◆ **Goal of the exercise**
Retype exactly what runs from the first line of the data to the line with "const percentValues = [5.68, 75.14, 19.19];", keeping both of those lines and skipping pictures.
»»
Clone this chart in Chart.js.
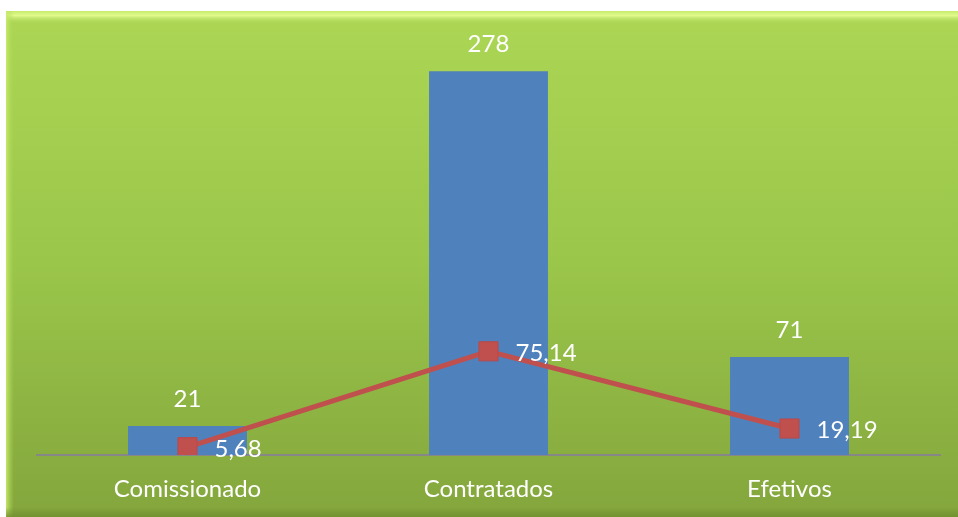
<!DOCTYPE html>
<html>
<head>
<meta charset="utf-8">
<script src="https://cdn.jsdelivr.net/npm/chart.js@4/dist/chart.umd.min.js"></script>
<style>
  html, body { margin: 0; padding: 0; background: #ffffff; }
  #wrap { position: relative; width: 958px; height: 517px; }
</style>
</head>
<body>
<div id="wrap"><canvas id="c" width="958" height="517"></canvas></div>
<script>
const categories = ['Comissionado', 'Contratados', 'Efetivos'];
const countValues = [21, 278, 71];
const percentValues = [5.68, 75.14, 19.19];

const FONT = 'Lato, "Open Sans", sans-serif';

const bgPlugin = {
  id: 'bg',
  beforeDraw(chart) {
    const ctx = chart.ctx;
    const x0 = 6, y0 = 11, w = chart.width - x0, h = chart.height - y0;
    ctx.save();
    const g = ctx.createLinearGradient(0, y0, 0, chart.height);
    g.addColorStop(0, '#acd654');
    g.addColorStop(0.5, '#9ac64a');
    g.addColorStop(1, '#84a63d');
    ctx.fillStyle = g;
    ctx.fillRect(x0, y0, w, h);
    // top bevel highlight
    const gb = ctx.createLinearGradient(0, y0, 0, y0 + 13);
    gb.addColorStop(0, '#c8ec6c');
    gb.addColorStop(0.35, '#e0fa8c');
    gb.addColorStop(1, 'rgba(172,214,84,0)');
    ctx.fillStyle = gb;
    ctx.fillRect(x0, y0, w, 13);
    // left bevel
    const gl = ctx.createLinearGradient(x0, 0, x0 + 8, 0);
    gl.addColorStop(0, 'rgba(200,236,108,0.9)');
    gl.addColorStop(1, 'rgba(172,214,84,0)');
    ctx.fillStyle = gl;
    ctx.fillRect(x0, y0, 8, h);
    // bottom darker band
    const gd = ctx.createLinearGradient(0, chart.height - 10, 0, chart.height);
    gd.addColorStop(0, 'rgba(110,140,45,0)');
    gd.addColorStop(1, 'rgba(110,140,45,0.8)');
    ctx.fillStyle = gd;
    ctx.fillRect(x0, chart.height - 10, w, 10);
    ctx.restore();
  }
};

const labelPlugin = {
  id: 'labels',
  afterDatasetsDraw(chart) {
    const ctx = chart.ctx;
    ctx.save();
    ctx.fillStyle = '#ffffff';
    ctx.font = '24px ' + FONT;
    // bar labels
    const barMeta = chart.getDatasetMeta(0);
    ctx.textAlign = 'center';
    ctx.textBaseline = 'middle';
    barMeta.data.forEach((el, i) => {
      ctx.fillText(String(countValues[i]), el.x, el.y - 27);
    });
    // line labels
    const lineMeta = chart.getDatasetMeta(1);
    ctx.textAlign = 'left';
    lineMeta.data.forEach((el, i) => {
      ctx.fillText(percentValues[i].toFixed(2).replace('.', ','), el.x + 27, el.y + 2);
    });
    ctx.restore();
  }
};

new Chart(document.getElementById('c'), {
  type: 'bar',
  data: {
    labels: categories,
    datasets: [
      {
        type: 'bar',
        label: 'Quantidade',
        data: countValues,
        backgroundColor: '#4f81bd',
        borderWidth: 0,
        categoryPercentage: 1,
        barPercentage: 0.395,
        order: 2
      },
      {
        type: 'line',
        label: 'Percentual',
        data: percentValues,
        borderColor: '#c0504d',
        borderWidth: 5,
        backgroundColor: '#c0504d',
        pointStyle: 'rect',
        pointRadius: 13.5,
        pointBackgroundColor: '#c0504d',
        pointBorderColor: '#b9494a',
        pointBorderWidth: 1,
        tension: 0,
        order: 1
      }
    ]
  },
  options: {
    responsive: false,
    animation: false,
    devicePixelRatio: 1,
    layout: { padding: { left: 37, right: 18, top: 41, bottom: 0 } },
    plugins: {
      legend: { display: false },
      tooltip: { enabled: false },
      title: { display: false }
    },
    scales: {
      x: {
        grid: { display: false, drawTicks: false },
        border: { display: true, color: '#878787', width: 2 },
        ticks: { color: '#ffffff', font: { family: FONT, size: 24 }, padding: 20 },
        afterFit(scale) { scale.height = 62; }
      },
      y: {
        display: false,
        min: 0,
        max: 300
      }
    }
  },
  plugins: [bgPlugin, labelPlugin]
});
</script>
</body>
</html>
««
◆ **Reply to the task**
Clone this chart in Chart.js.
<!DOCTYPE html>
<html>
<head>
<meta charset="utf-8">
<script src="https://cdn.jsdelivr.net/npm/chart.js@4/dist/chart.umd.min.js"></script>
<style>
  html, body { margin: 0; padding: 0; background: #ffffff; }
  #wrap { position: relative; width: 958px; height: 517px; }
</style>
</head>
<body>
<div id="wrap"><canvas id="c" width="958" height="517"></canvas></div>
<script>
const categories = ['Comissionado', 'Contratados', 'Efetivos'];
const countValues = [21, 278, 71];
const percentValues = [5.68, 75.14, 19.19];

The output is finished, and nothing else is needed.